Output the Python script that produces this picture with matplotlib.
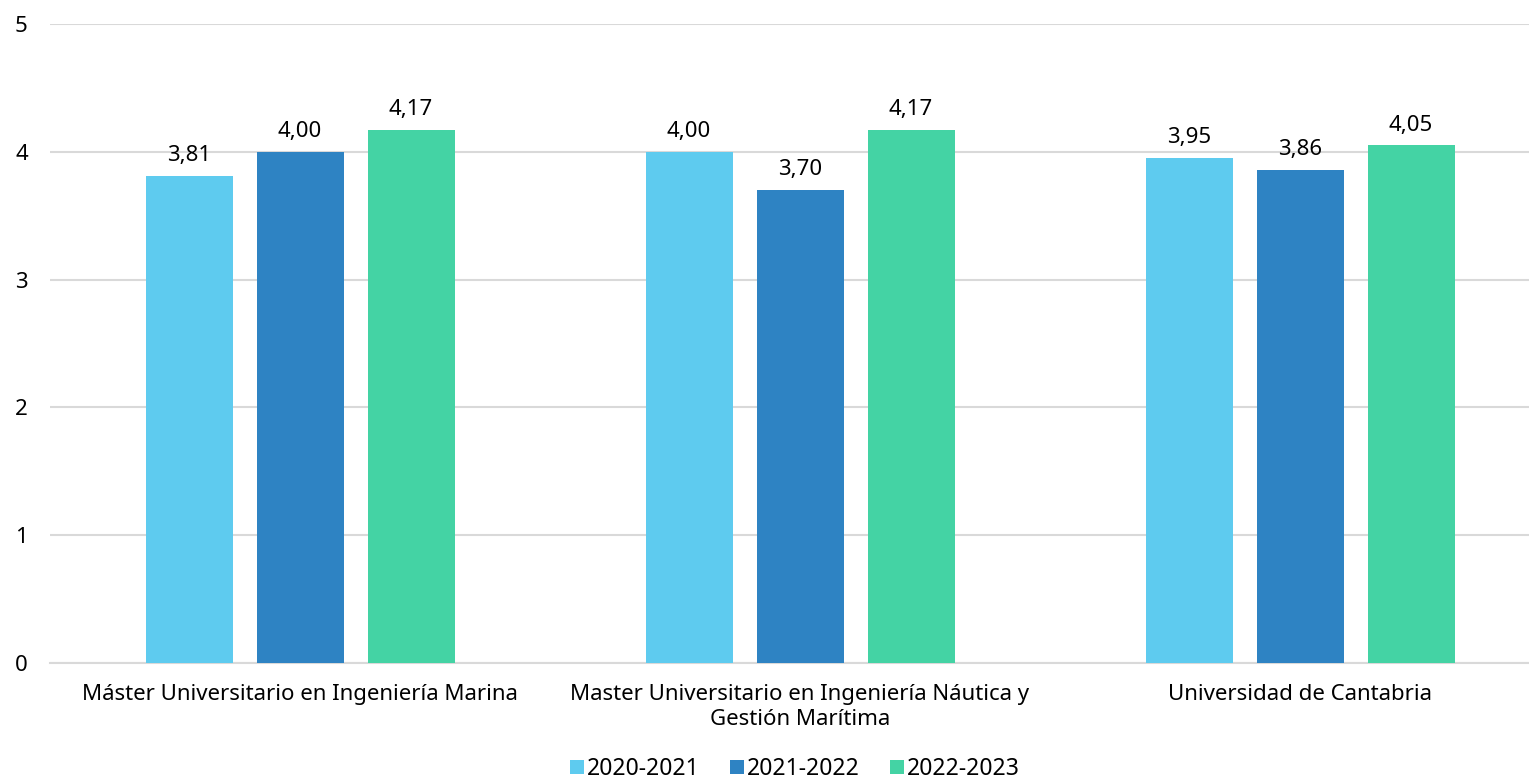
import matplotlib.pyplot as plt
import numpy as np

plt.rcParams['font.family'] = ['Noto Sans', 'DejaVu Sans']

categories = ['Máster Universitario en Ingeniería Marina',
              'Master Universitario en Ingeniería Náutica y\nGestión Marítima',
              'Universidad de Cantabria']
series = ['2020-2021', '2021-2022', '2022-2023']
values = [
    [3.81, 4.00, 3.95],
    [4.00, 3.70, 3.86],
    [4.17, 4.17, 4.05],
]
colors = ['#5ECBEF', '#2E83C3', '#44D3A4']

fig = plt.figure(figsize=(15.29, 7.82), dpi=100)
ax = fig.add_axes([50 / 1529, 1 - 663 / 782, 1500 / 1529, (663 - 24) / 782])

x = np.arange(len(categories))
width = 0.174
step = 0.222
for i, (name, vals, c) in enumerate(zip(series, values, colors)):
    bars = ax.bar(x + (i - 1) * step, vals, width, color=c, label=name, zorder=3)
    for b, v in zip(bars, vals):
        ax.annotate(f'{v:.2f}'.replace('.', ','), (b.get_x() + b.get_width() / 2, v),
                    xytext=(0, 7), textcoords='offset points',
                    ha='center', va='bottom', fontsize=16)

ax.set_xlim(-0.5, 2.5)
ax.set_ylim(0, 5)
ax.set_yticks(range(6))
ax.set_xticks(x)
ax.set_xticklabels(categories, fontsize=16, linespacing=1.25)
ax.tick_params(axis='y', labelsize=16, length=0, pad=16)
ax.tick_params(axis='x', length=0, pad=15)
ax.grid(axis='y', color='#D9D9D9', linewidth=1.5, zorder=0)
for s in ['top', 'right', 'left']:
    ax.spines[s].set_visible(False)
ax.spines['bottom'].set_color('#D9D9D9')
ax.spines['bottom'].set_linewidth(1.5)

fig.legend(loc='lower center', bbox_to_anchor=(795 / 1529, -0.025), ncol=3,
           frameon=False, fontsize=16.5, handlelength=0.6, handleheight=0.6,
           handletextpad=0.15, columnspacing=1.3)

fig.savefig('out.png', dpi=100)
:::::
Exercise description: Every line from the start of the listing above through the line with "ax = fig.add_axes([50" should be repeated exactly; skip the pictures and add nothing else.

Task result:
Output the Python script that produces this picture with matplotlib.
import matplotlib.pyplot as plt
import numpy as np

plt.rcParams['font.family'] = ['Noto Sans', 'DejaVu Sans']

categories = ['Máster Universitario en Ingeniería Marina',
              'Master Universitario en Ingeniería Náutica y\nGestión Marítima',
              'Universidad de Cantabria']
series = ['2020-2021', '2021-2022', '2022-2023']
values = [
    [3.81, 4.00, 3.95],
    [4.00, 3.70, 3.86],
    [4.17, 4.17, 4.05],
]
colors = ['#5ECBEF', '#2E83C3', '#44D3A4']

fig = plt.figure(figsize=(15.29, 7.82), dpi=100)
ax = fig.add_axes([50 / 1529, 1 - 663 / 782, 1500 / 1529, (663 - 24) / 782])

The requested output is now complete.